Mesmo sem nacionalização, Governo reforça na TAP

“Se falamos do passado, temos de falar da forma como o Estado abandonou a golden share da PT, da privatização da ANA ou da venda do Novo Banco a um investidor sem qualquer interesse na banca”, diz Pedro Lains, historiador económico e investigador da Universidade de Lisboa, que foi coordenador da “História Económica de Portugal, 1700-2000”. “Não se pode diabolizar nem tratar as nacionalizações com estigma. Não é algo do PREC“, aponta.

Lains considera que uma nacionalização tem de ser colocada na perspetiva tanto das circunstâncias de crise como do contexto europeu, apontando que a Renault foi nacionalizada depois da segunda guerra mundial ou que França nacionalizou um porto há dois anos.

"Se falamos do passado, temos de falar da forma como o Estado abandonou a golden share da PT, da privatização da ANA ou da venda do Novo Banco.”

Pedro Lains

Historiador económico e investigador da Universidade de Lisboa

No caso da TAP, não é uma nacionalização porque (ao contrário da Efacec) houve um acordo com os acionistas privados para o Estado ficar com a maioria do capital (por 55 milhões de euros), haverá ainda um pacote de ajuda pública até 1.200 milhões de euros. Neste caso, lembra que a Alitalia vai receber apoio público de Itália, a Lufthansa da Alemanha, a KLM dos Países Baixos ou que os EUA têm preparado um pacote com 25 mil milhões de dólares para companhias aéreas.

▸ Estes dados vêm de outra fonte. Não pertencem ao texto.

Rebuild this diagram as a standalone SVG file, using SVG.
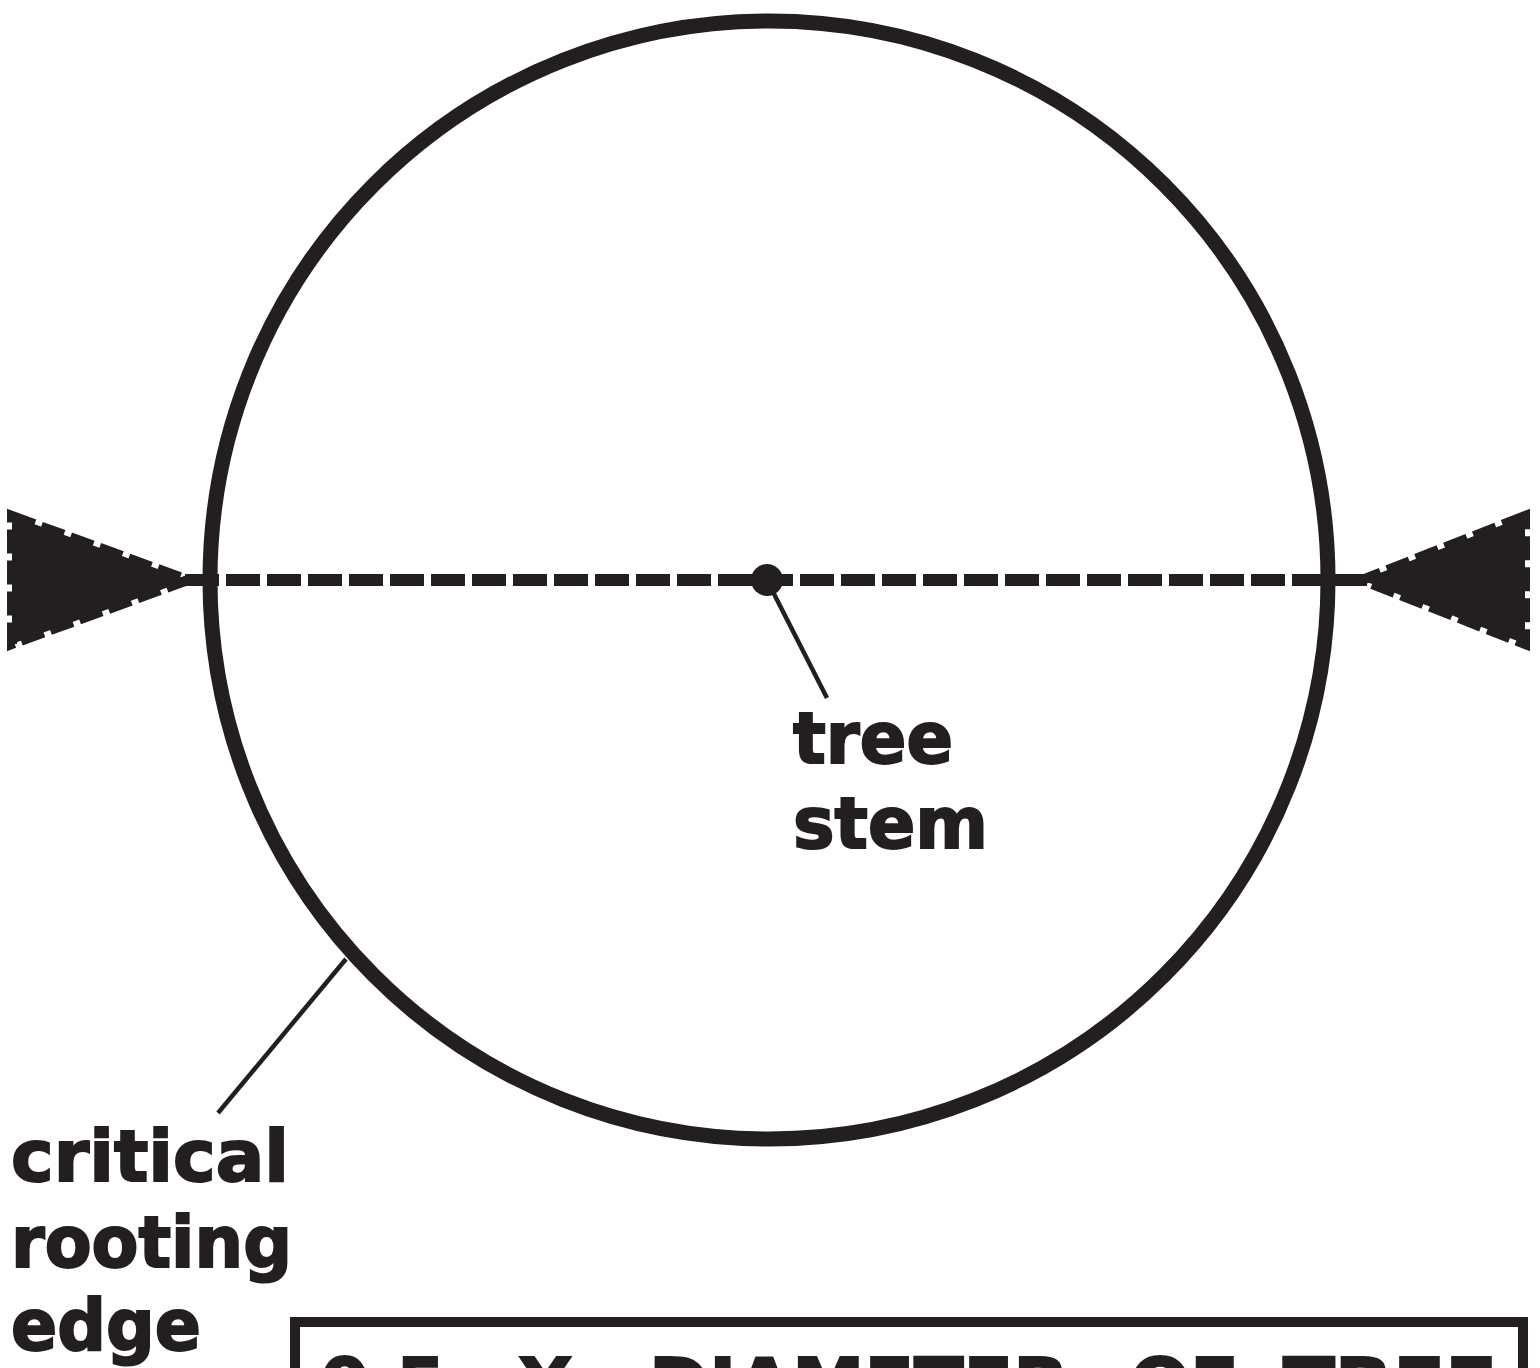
<svg xmlns="http://www.w3.org/2000/svg" width="1540" height="1368" viewBox="0 0 1540 1368">
<style>
.lbl{font-family:"DejaVu Sans","Liberation Sans",sans-serif;font-weight:bold;font-size:71px;fill:#231f20;stroke:#231f20;stroke-width:2}
.ink{stroke:#231f20;fill:none}
.head{fill:#231f20;stroke:#231f20;stroke-width:10;stroke-dasharray:24 7;stroke-linejoin:miter}
</style>
<rect width="1540" height="1368" fill="#fff"/>
<g id="connectors">
<line class="ink" x1="185" y1="580" x2="1370" y2="580" stroke-width="12" stroke-dasharray="34 7"/>
<line class="ink" x1="772" y1="590" x2="827" y2="698" stroke-width="4.5"/>
<line class="ink" x1="346" y1="959" x2="218" y2="1113" stroke-width="4.5"/>
<polygon class="head" points="12,516 188,580 12,644"/>
<polygon class="head" points="1525,516 1362,580 1525,644"/>
</g>
<g id="critical-rooting-edge-circle">
<circle class="ink" cx="769" cy="580" r="559" stroke-width="15"/>
</g>
<g id="tree-stem">
<circle cx="767" cy="580" r="16" fill="#231f20"/>
<text class="lbl" x="793" y="763" textLength="160" lengthAdjust="spacingAndGlyphs">tree</text>
<text class="lbl" x="793" y="848" textLength="195" lengthAdjust="spacingAndGlyphs">stem</text>
</g>
<g id="critical-label">
<text class="lbl" x="11" y="1181" textLength="278" lengthAdjust="spacingAndGlyphs">critical</text>
<text class="lbl" x="11" y="1267" textLength="281" lengthAdjust="spacingAndGlyphs">rooting</text>
<text class="lbl" x="11" y="1350" textLength="190" lengthAdjust="spacingAndGlyphs">edge</text>
</g>
<g id="formula-box">
<rect class="ink" x="295" y="1322" width="1228" height="120" stroke-width="10"/>
<text class="lbl" y="1409"><tspan x="320">0.5</tspan> <tspan x="518">X</tspan> <tspan x="649" textLength="420" lengthAdjust="spacingAndGlyphs">DIAMETER</tspan> <tspan x="1130">OF</tspan> <tspan x="1283" textLength="214" lengthAdjust="spacingAndGlyphs">TREE</tspan></text>
</g>
</svg>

“O que o Governo português está a fazer diferente é que quer garantias em troca da ajuda. Possivelmente porque não vê preocupações por parte da gestão”, refere o investigador da Universidade de Lisboa. Acrescenta que “sem contrapartidas” para a ajuda pública, corria-se o risco de que “esse dinheiro público desaparecesse como se está a esfumar o dinheiro público entregue ao acionista“.

Apesar de já haver acordo, o futuro da TAP está ainda dependente da recuperação de todo o setor após a pandemia. “Não é o fim da linha para a TAP porque está num setor muito específico e porque vai ter de haver uma reestruturação“, acrescenta Nogueira Leite sobre um cenário que tanto Pedro Nuno Santos como António Costa já admitiram que será difícil para a empresa.